Forging relationships with players key for Lee Academy coach with 400 career wins

Mar. 2—Jamie Russell has coached long enough to expect the unexpected from Randy Harris.

"He is difficult to prepare for. He's not afraid to mix things up, not just game to game, but each possession, defensively or offensively," Russell said.

He coached against Harris and his Lee Academy boys basketball team for most of his career.

"He used to have his players come out of an end-of-quarter break early and line up purposely on the wrong half of the court to take the ball out of bounds. The other team would line up with them and then he would break one player to the correct side and score a layup," Russell said.

Harris will tell you the key to his nearly four decades on the sidelines is more about the fundamentals of hard work and building relationships.

The 59-year-old Harris has coached Lee teams in nearly 1,500 basketball, baseball and soccer games since accepting the boys basketball job in 1984 at age 22 while still a senior at Husson University in Bangor.

Even those initial 130-mile daily round trips for practices and games didn't dissuade him from a lifetime of leading youngsters into competition.

Harris has coached 720 basketball games over 37 years — including win No. 400 last Thursday against Bangor Christian. He is among only 28 Maine coaches to achieve the milestone.

Harris also boasts nearly 600 baseball games in 32 years and another 200 during 12 seasons as girls soccer coach and the last five falls as boys soccer coach.

"What's so great is it's a small school so it's the same kids," Harris said. "I can't believe they haven't gotten sick of me yet, but they still have a really good attitude and they work hard, so I must be doing something right to keep them involved."

Harris credits the quality of the relationships with his players in part to working at the school, whether as a teacher, coach or — since 2002 — as Lee Academy's athletic administrator.

"I see the kids in the hall every day and I fist-bump them or we tease each other or talk about hunting," he said. "I have an off-the-court connection with them, too, which I think is really difficult for coaches who work outside the school."

He also appreciates what he's learned over the years from such colleagues as Russell, former Lee Academy mentors Gary Osgood and Fernald Linscott, former coaches Buddy Wood of Washington Academy in East Machias and Tony Hamlin of Penquis of Milo, and Todd Thurlow, his longtime assistant at Lee.

Harris says the most significant lessons in nurturing relationships have come from his family, beginning with parents Ed and Lorraine Harris.

"It doesn't seem like they've ever missed a game," Harris said. "Back when I was in college, my father would drive from Molunkus, Maine, to Massachusetts to watch one basketball or baseball game, then turn around and drive seven or eight hours back. For them to show me that dedication and love really grounded me and made me realize how you've got to treat people."

Harris' original goal after college was to keep playing baseball.

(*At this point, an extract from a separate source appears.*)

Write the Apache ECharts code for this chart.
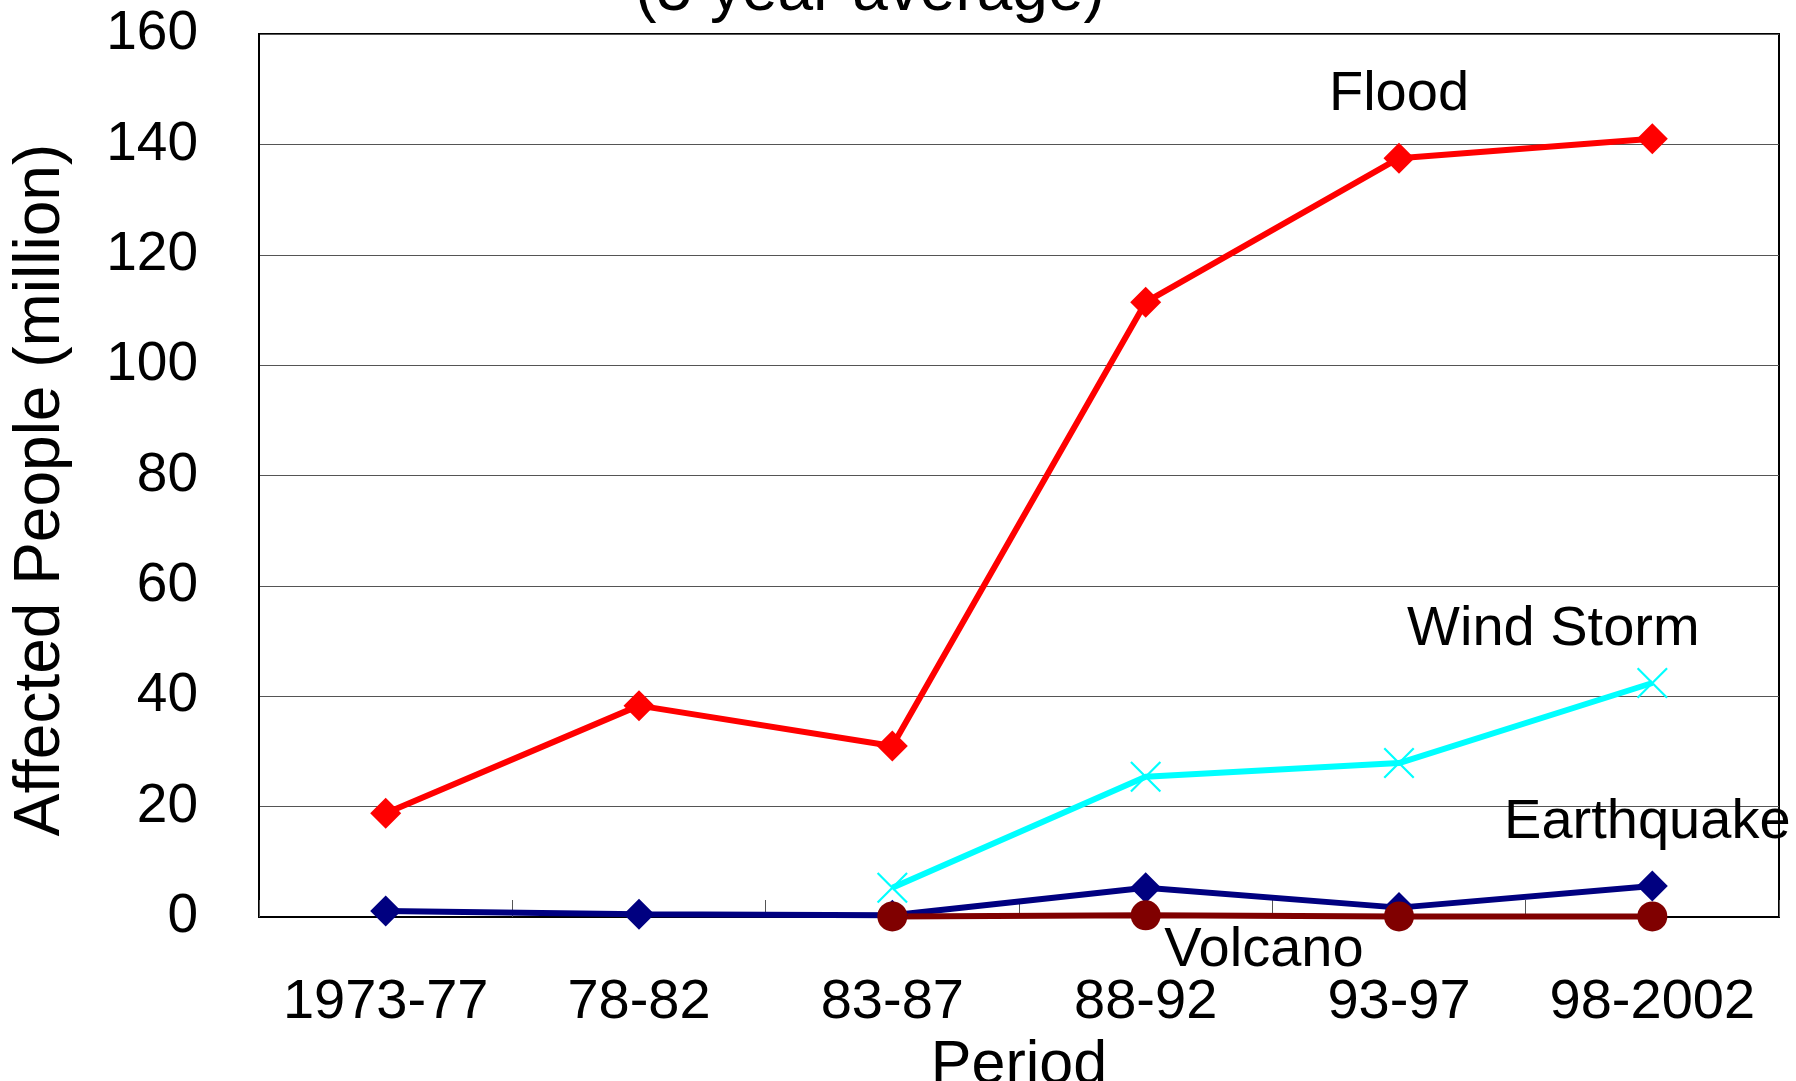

After graduating from Husson he tried out with the Miami Marlins' Class A affiliate in Florida, but suffered an arm injury that summer that ultimately sidelined his professional baseball hopes.

"They kept me around all summer trying to rehab me, but my arm never got any better and by the end of the summer Lee Academy called with an offer to coach basketball and baseball and work as a tutor," Harris recalled.

"I had to make a choice between trying to continue my baseball career or taking a job at Lee Academy and when I came back I met my wife within a couple weeks, so everything's worked out for the best."

Randy and Patty Harris have been married for 36 years and raised two children, son A.J. and daughter Brooke.

"They've made me a much better coach," he said. "I was wound up, and everything was just too much, for the first five or six years. Then once I got married and had a couple of beautiful children, it put things in perspective and I calmed down."

The only years Harris didn't coach both basketball and baseball at Lee was the spring he was still at Husson and then the four years Brooke pitched for the Pandas' softball team. He kept the team's scorebook during Lee's 2006 state championship season.

Harris cites guiding the Lee boys basketball team led by his son to the 2011 state title among his top memories.

"Even some of the teams that weren't so good record-wise were a lot of fun to coach," Harris said. "I've never done it for the wins, I've just always loved sports."

While Harris ranks among the state's career leaders in varsity games coached over three sports — particularly at the same school — he has no plans to stop.

"My barometer is, I'll stop when I don't like going to practice anymore, but I still really enjoy practice," he said. "I really don't see the end in sight as long as they keep offering me the job."